**WORK TO DO:** Copy out the whole listing exactly as written, leaving the pictures behind.

**DATASET EXCERPT:**

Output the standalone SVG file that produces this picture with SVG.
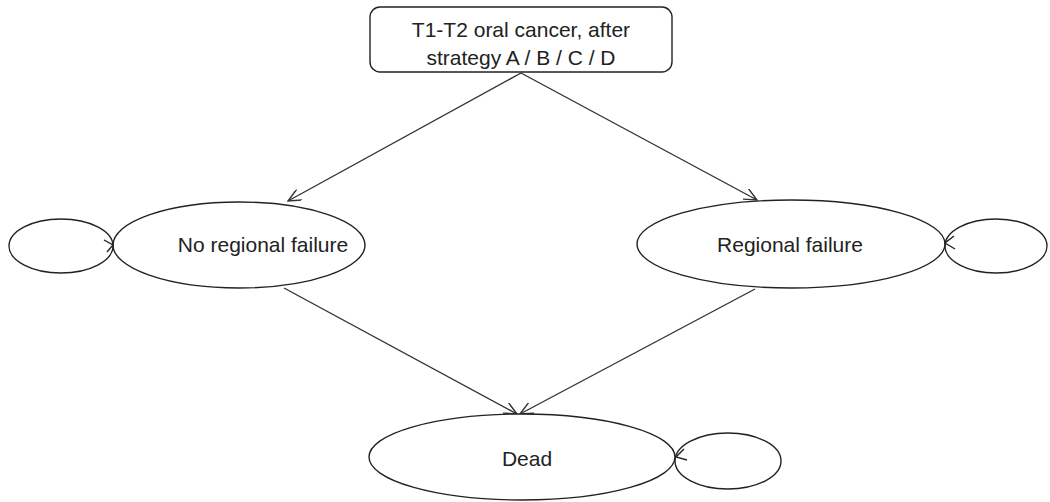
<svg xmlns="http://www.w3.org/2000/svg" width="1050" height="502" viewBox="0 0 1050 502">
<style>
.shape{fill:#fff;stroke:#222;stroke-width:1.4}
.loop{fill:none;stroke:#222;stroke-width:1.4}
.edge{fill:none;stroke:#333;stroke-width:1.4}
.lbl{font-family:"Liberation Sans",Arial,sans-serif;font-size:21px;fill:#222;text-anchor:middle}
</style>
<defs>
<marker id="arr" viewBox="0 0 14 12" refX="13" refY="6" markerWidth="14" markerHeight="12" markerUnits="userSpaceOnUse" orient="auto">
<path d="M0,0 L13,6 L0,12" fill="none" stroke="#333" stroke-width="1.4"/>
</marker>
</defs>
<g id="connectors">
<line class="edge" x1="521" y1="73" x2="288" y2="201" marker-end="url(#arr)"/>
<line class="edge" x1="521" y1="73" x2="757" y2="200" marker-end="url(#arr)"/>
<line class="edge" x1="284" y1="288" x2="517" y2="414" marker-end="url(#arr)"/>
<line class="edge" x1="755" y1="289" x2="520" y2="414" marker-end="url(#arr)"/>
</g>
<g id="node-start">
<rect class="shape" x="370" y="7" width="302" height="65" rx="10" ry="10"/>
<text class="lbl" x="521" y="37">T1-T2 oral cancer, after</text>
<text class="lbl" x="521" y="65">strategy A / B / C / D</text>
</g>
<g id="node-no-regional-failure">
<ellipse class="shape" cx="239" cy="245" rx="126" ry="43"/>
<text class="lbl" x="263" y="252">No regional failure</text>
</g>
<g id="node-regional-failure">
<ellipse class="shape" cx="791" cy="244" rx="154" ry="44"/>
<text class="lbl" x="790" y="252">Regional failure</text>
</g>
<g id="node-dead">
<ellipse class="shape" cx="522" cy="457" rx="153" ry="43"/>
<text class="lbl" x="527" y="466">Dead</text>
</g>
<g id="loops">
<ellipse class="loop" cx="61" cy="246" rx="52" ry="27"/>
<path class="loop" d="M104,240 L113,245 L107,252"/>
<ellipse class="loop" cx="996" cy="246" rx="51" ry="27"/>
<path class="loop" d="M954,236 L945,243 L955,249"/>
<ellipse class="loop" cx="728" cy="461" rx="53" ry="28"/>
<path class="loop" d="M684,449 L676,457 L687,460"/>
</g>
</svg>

**RESULT OF THE EXERCISE:**
Output the standalone SVG file that produces this picture with SVG.
<svg xmlns="http://www.w3.org/2000/svg" width="1050" height="502" viewBox="0 0 1050 502">
<style>
.shape{fill:#fff;stroke:#222;stroke-width:1.4}
.loop{fill:none;stroke:#222;stroke-width:1.4}
.edge{fill:none;stroke:#333;stroke-width:1.4}
.lbl{font-family:"Liberation Sans",Arial,sans-serif;font-size:21px;fill:#222;text-anchor:middle}
</style>
<defs>
<marker id="arr" viewBox="0 0 14 12" refX="13" refY="6" markerWidth="14" markerHeight="12" markerUnits="userSpaceOnUse" orient="auto">
<path d="M0,0 L13,6 L0,12" fill="none" stroke="#333" stroke-width="1.4"/>
</marker>
</defs>
<g id="connectors">
<line class="edge" x1="521" y1="73" x2="288" y2="201" marker-end="url(#arr)"/>
<line class="edge" x1="521" y1="73" x2="757" y2="200" marker-end="url(#arr)"/>
<line class="edge" x1="284" y1="288" x2="517" y2="414" marker-end="url(#arr)"/>
<line class="edge" x1="755" y1="289" x2="520" y2="414" marker-end="url(#arr)"/>
</g>
<g id="node-start">
<rect class="shape" x="370" y="7" width="302" height="65" rx="10" ry="10"/>
<text class="lbl" x="521" y="37">T1-T2 oral cancer, after</text>
<text class="lbl" x="521" y="65">strategy A / B / C / D</text>
</g>
<g id="node-no-regional-failure">
<ellipse class="shape" cx="239" cy="245" rx="126" ry="43"/>
<text class="lbl" x="263" y="252">No regional failure</text>
</g>
<g id="node-regional-failure">
<ellipse class="shape" cx="791" cy="244" rx="154" ry="44"/>
<text class="lbl" x="790" y="252">Regional failure</text>
</g>
<g id="node-dead">
<ellipse class="shape" cx="522" cy="457" rx="153" ry="43"/>
<text class="lbl" x="527" y="466">Dead</text>
</g>
<g id="loops">
<ellipse class="loop" cx="61" cy="246" rx="52" ry="27"/>
<path class="loop" d="M104,240 L113,245 L107,252"/>
<ellipse class="loop" cx="996" cy="246" rx="51" ry="27"/>
<path class="loop" d="M954,236 L945,243 L955,249"/>
<ellipse class="loop" cx="728" cy="461" rx="53" ry="28"/>
<path class="loop" d="M684,449 L676,457 L687,460"/>
</g>
</svg>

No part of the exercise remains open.